Hum… this is about importing a file and the data frame (“table”) doesn’t match what the tool is expecting. Meaning, the data needs to be R friendly. We can catch some of that for free-text custom values entered on the tool form but not all cases. So, simple is better.
What I usually check first:
No empty files or header only files (it happens…)
Do any files have a header? Try removing those, leaving just data lines.
Are all custom values entered on the tool form (labels) formatted Ok? Alphanumeric characters, underscores, and not starting with a number tend to work best. Also, keep them short-ish to avoid another gotcha.
If that doesn’t work, please post back a link to the Dataset Details view (“i” in a circle icon in an expanded dataset). That has all the technical details, plus the inputs, parameters, and full job logs. The data will only have a peak view which is sometimes enough.
Note: Including dots . in the element identifiers of collections can cause different problems, especially when using a workflow. When creating a collection, always use the default option to remove file extensions. From here, you could recreate the collection or use the Collection Manipulation tools to adjust them.

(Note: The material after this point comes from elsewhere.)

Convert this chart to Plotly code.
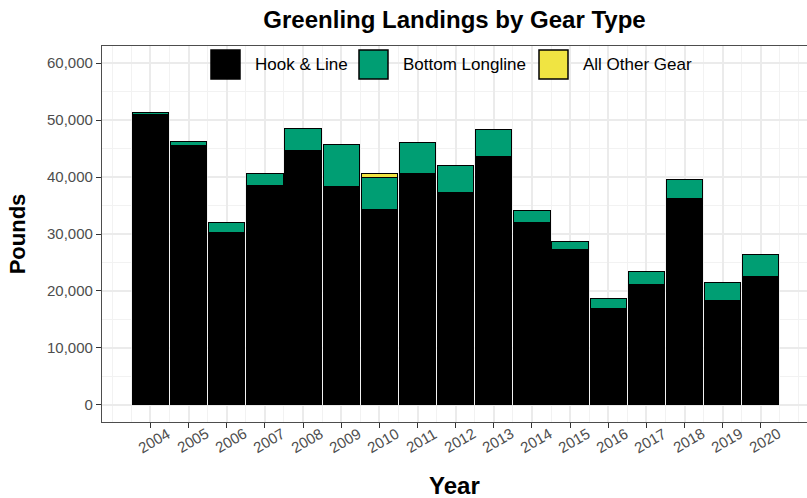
import plotly.graph_objects as go

years = list(range(2004, 2021))
hook_and_line = [50900, 45500, 30300, 38500, 44700, 38350, 34300, 40700, 37300,
                 43600, 32000, 27250, 16900, 21150, 36150, 18300, 22550]
bottom_longline = [500, 800, 1800, 2200, 3900, 7300, 5700, 5300, 4700,
                   4800, 2100, 1350, 1750, 2200, 3500, 3100, 3850]
all_other_gear = [0, 0, 0, 0, 0, 0, 600, 0, 0,
                  0, 0, 0, 0, 0, 0, 0, 0]

series = [
    ("Hook & Line", hook_and_line, "#000000"),
    ("Bottom Longline", bottom_longline, "#009E73"),
    ("All Other Gear", all_other_gear, "#F0E442"),
]
y_ticks = list(range(0, 60001, 10000))

W, H = 807, 498
margin = dict(l=102, r=0, t=46, b=76)
plot_w = W - margin["l"] - margin["r"]
plot_h = H - margin["t"] - margin["b"]
font_family = "Liberation Sans, Arial, sans-serif"
grey_text = "#4D4D4D"

fig = go.Figure()
for name, vals, colour in series:
    fig.add_trace(go.Bar(
        x=years, y=vals, name=name, width=0.95,
        marker=dict(color=colour, line=dict(color="#000000", width=1)),
        showlegend=False,
    ))


def px_x(px):
    return (px - margin["l"]) / plot_w


def px_y(py):
    return (H - margin["b"] - py) / plot_h


# hand-made legend with large keys like the ggplot original
legend_items = [("Hook & Line", "#000000", 211, 253),
                ("Bottom Longline", "#009E73", 359, 401),
                ("All Other Gear", "#F0E442", 539, 581)]
shapes = []
annotations = []
for label, colour, key_x, text_x in legend_items:
    shapes.append(dict(
        type="rect", xref="paper", yref="paper",
        x0=px_x(key_x), x1=px_x(key_x + 29),
        y0=px_y(79), y1=px_y(50),
        fillcolor=colour, line=dict(color="#000000", width=1.5),
    ))
    annotations.append(dict(
        text=label, xref="paper", yref="paper",
        x=px_x(text_x), y=px_y(65), xanchor="left", yanchor="middle",
        showarrow=False, font=dict(family=font_family, size=17, color="#000000"),
    ))

# rotated year labels, centred under each tick (ggplot style)
for yr in years:
    annotations.append(dict(
        text=str(yr), xref="x", yref="paper",
        x=yr, xshift=3.5, y=px_y(440), xanchor="center", yanchor="middle",
        textangle=-30, showarrow=False,
        font=dict(family=font_family, size=15, color=grey_text),
    ))

annotations.append(dict(
    text="<b>Year</b>", xref="paper", yref="paper",
    x=0.5, y=px_y(485), xanchor="center", yanchor="middle",
    showarrow=False, font=dict(family=font_family, size=24, color="#000000"),
))

fig.update_layout(
    width=W, height=H, margin=margin,
    barmode="stack",
    paper_bgcolor="white", plot_bgcolor="white",
    title=dict(text="<b>Greenling Landings by Gear Type</b>",
               x=0.5, xref="paper", xanchor="center",
               y=1 - 20 / H, yanchor="middle",
               font=dict(family=font_family, size=24, color="#000000")),
    shapes=shapes, annotations=annotations,
    font=dict(family=font_family),
)

fig.update_xaxes(
    range=[2002.73, 2021.21],
    tickvals=years, showticklabels=False,
    ticks="outside", ticklen=5, tickcolor="#333333", tickwidth=1.2,
    showgrid=True, gridcolor="#EBEBEB", gridwidth=1.5,
    minor=dict(dtick=0.5, tick0=2003, showgrid=True, gridcolor="#F2F2F2", gridwidth=1),
    showline=True, linecolor="#4D4D4D", linewidth=1.3, mirror=True,
    zeroline=False,
)
fig.update_yaxes(
    range=[-3000, 63000],
    tickvals=y_ticks, tickformat=",",
    tickfont=dict(family=font_family, size=15, color=grey_text),
    ticks="outside", ticklen=5, tickcolor="#333333", tickwidth=1.2,
    showgrid=True, gridcolor="#EBEBEB", gridwidth=1.5,
    minor=dict(dtick=5000, tick0=0, showgrid=True, gridcolor="#F2F2F2", gridwidth=1),
    showline=True, linecolor="#4D4D4D", linewidth=1.3,
    zeroline=False,
    title=dict(text="<b>Pounds</b>", standoff=15,
               font=dict(family=font_family, size=22, color="#000000")),
)

# page body has a default 8px margin; drop it so the figure fills the window
fig.write_html("out.html", config={"displayModeBar": False},
               post_script="document.body.style.margin = '0';")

I’m trying to re-run your analysis from the beginning; I’m not sure if the problem could be a result of a deficient annotation, because IsoformSwitchAnalyzeR seems to be very stringent about it. Could you re-upload the Caenorhabditis paired-end datasets and share the fresh history with me?
Certainly, here is a history with just the paired-end datasets and the WBcel235 assembly files. I had considered it was a problem with not using ensembl IDs.